Intern Reflections: Alex Anderson

Each summer, Penn Press welcomes interns to introduce them to the world of academic publishing, asking them to participate in and contribute to the ongoing work of academic publishing in four departments: Acquisitions, Production, Marketing, and Business. Their valuable contributions help keep us up and running, but we hope that we are also able to give them something back: knowledge, skills, and a more complete understanding of the publishing world. At the end of their time, our interns have the opportunity to look back on their experience in a series of blog posts that we call Intern Reflections. First up, we have Alex Anderson.

What book are you reading? When someone asks me this question, I usually respond by showing them the cover. I’ve always thought of books in terms of their authors. Yes, it’s the author’s book, because his or her name appears on the cover, but now, having spent my summer at the Penn Press, I’m beginning to appreciate just how many people touch a book before it goes into publication. Sure, the ideas in a book are still very much the author’s, but the acquiring editor has molded them. The content has been checked and double-checked by the copy editors. Blurbs on the jacket have been arranged and reworded and then rearranged by someone in Marketing. The cover has been designed, and the type has been set. There are many more steps in the life cycle of a book, and at every turn there is someone performing some task to make sure that eventually the work reaches the public. Sure, a (printing) press is what physically produces a book, but that name is also appropriate for the Penn Press because both are well-oiled machines.
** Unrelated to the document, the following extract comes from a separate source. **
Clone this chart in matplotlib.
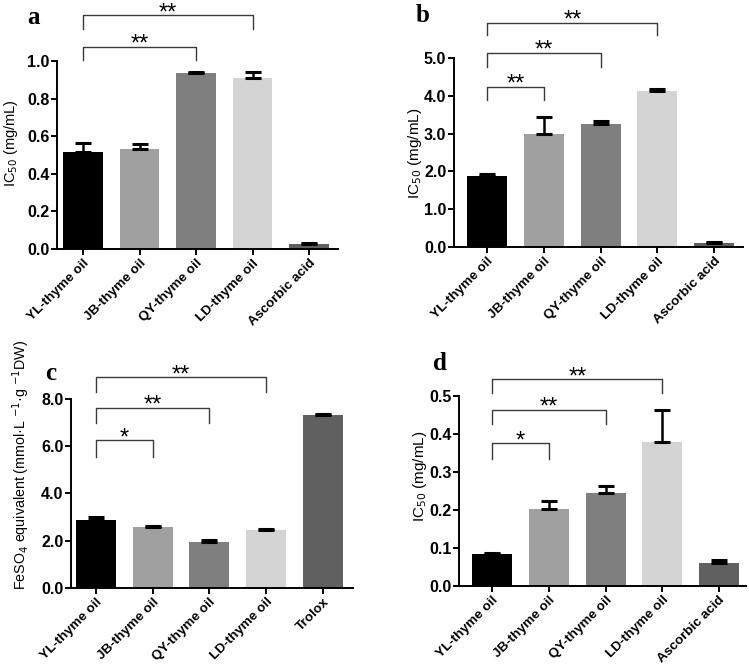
import numpy as np
import matplotlib
matplotlib.use("Agg")
import matplotlib.pyplot as plt

plt.rcParams['font.family'] = ['Liberation Sans', 'DejaVu Sans']

# categories
oils = ["YL-thyme oil", "JB-thyme oil", "QY-thyme oil", "LD-thyme oil"]
labels_abd = oils + ["Ascorbic acid"]
labels_c = oils + ["Trolox"]

# values (mean, upper error)
a_vals = [0.517, 0.534, 0.938, 0.912, 0.027]
a_err = [0.046, 0.023, 0.003, 0.031, 0.003]
b_vals = [1.89, 2.99, 3.245, 4.13, 0.115]
b_err = [0.04, 0.45, 0.095, 0.04, 0.01]
c_vals = [2.88, 2.57, 1.94, 2.43, 7.32]
c_err = [0.12, 0.06, 0.08, 0.04, 0.04]
d_vals = [0.083, 0.202, 0.244, 0.379, 0.060]
d_err = [0.004, 0.022, 0.020, 0.084, 0.008]

# significance brackets: (i, j, y, left drop, right drop, text)
a_sig = [(0, 2, 1.076, 1.005, 1.005, "**"), (0, 3, 1.245, 1.17, 1.17, "**")]
b_sig = [(0, 1, 4.24, 3.89, 3.89, "**"), (0, 2, 5.14, 4.77, 4.77, "**"),
         (0, 3, 5.93, 5.6, 5.6, "**")]
c_sig = [(0, 1, 6.25, 5.55, 5.55, "*"), (0, 2, 7.63, 7.0, 7.0, "**"),
         (0, 3, 8.92, 8.28, 8.28, "**")]
d_sig = [(0, 1, 0.377, 0.335, 0.335, "*"), (0, 2, 0.465, 0.427, 0.427, "**"),
         (0, 3, 0.546, 0.509, 0.509, "**")]

colors = ["#000000", "#a0a0a0", "#7f7f7f", "#d4d4d4", "#606060"]

fig = plt.figure(figsize=(7.49, 6.66), dpi=100)


def panel(rect, labels, vals, err, sig, ylim, ticks, ylabel, label_xy, label_size,
          xlim, letter, letter_xy):
    ax = fig.add_axes(rect)
    x = np.arange(len(vals))
    ax.bar(x, vals, width=0.705, color=colors, zorder=2)
    ax.errorbar(x, vals, yerr=[np.zeros(len(err)), err], fmt="none",
                ecolor="black", elinewidth=1.8, capsize=6, capthick=2.2, zorder=3)
    ax.set_xlim(*xlim)
    ax.set_ylim(*ylim)
    ax.set_yticks(ticks)
    ax.set_yticklabels(["%.1f" % t for t in ticks], fontsize=11.5, fontweight="bold")
    ax.set_xticks(x)
    ax.set_xticklabels(labels, rotation=45, ha="right", rotation_mode="anchor",
                       fontsize=9.7, fontweight="bold")
    for s in ["top", "right"]:
        ax.spines[s].set_visible(False)
    for s in ["left", "bottom"]:
        ax.spines[s].set_linewidth(1.4)
    ax.tick_params(axis="y", length=4, width=1.4, pad=1.5)
    ax.tick_params(axis="x", length=4, width=1.4, pad=2)
    ax.set_ylabel(ylabel, fontsize=label_size)
    ax.yaxis.set_label_coords(*label_xy)
    for i, j, y, d1, d2, t in sig:
        ax.plot([i, i, j, j], [d1, y, y, d2], color="#3a3a3a", lw=1.0,
                clip_on=False, zorder=4)
        ax.annotate(t, ((i + j) / 2, y), xytext=(0, -3), textcoords="offset points",
                    ha="center", va="baseline", fontsize=17,
                    annotation_clip=False)
    fig.text(letter_xy[0], letter_xy[1], letter, fontsize=18, fontweight="bold",
             family="Liberation Serif", ha="center", va="center")
    return ax


panel([0.0761, 0.6261, 0.375, 0.2823], labels_abd, a_vals, a_err, a_sig,
      (0, 1.0), [0.0, 0.2, 0.4, 0.6, 0.8, 1.0], "IC$_{50}$ (mg/mL)",
      (-0.13, 0.566), 10.5, (-0.46, 4.51), "a", (33 / 749, 1 - 17 / 666))
panel([0.6061, 0.6291, 0.3858, 0.2838], labels_abd, b_vals, b_err, b_sig,
      (0, 5.0), [0.0, 1.0, 2.0, 3.0, 4.0, 5.0], "IC$_{50}$ (mg/mL)",
      (-0.105, 0.495), 11, (-0.59, 4.51), "b", (423 / 749, 1 - 15 / 666))
panel([0.0948, 0.1176, 0.3765, 0.2833], labels_c, c_vals, c_err, c_sig,
      (0, 8.0), [0.0, 2.0, 4.0, 6.0, 8.0],
      "FeSO$_4$ equivalent (mmol·L $^{-1}$·g $^{-1}$DW)",
      (-0.138, 0.65), 10.3, (-0.44, 4.53), "c", (51 / 749, 1 - 373 / 666))
panel([0.6128, 0.1206, 0.3832, 0.2842], labels_abd, d_vals, d_err, d_sig,
      (0, 0.5), [0.0, 0.1, 0.2, 0.3, 0.4, 0.5], "IC$_{50}$ (mg/mL)",
      (-0.105, 0.577), 11, (-0.59, 4.48), "d", (440 / 749, 1 - 364 / 666))

fig.savefig("out.png", dpi=100)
As an intern I played a few small, silent roles that helped turn the wheels of the Press. One of my many jobs in the Editing department was to comb through an old manuscript containing the author’s edits and compare it with a version just returned from the typesetter to verify that all the requested changes had been made. While this may seem inconsequential, it was part of a process that makes sure there are no mistakes in the final product. My other assignments were all in this same vein concerned with what you’re reading. I also, for example, had to skim over “blue lines,” the final stage of a book before it’s printed and bound. Things to look out for were nonsequential page numbers, incorrect chapter titles, and misplaced images, among other things.

If the first half of my summer focused on the book’s content, the second half dealt with how you’ve come to be reading what you’re reading. How did this book wind up in your hands? How did you know to buy it? In the Marketing department I created flyers advertising new titles and prepared sales plans to send to the authors of those titles. This was a very different experience because I had previously been engaging with the text firsthand. Now, I was dealing with just the idea of a book. If before I caught the book somewhere in the middle of its life cycle, now it was at its end, already printed and ready to be sold. But, what I noticed at both of these stages was that there were always invisible players guiding its journey. So, I guess it’s easy to answer the question of what you’re reading, but it’s not always easy to tell who you’re reading or whose touch you’re seeing, because those people often go unseen and uncredited.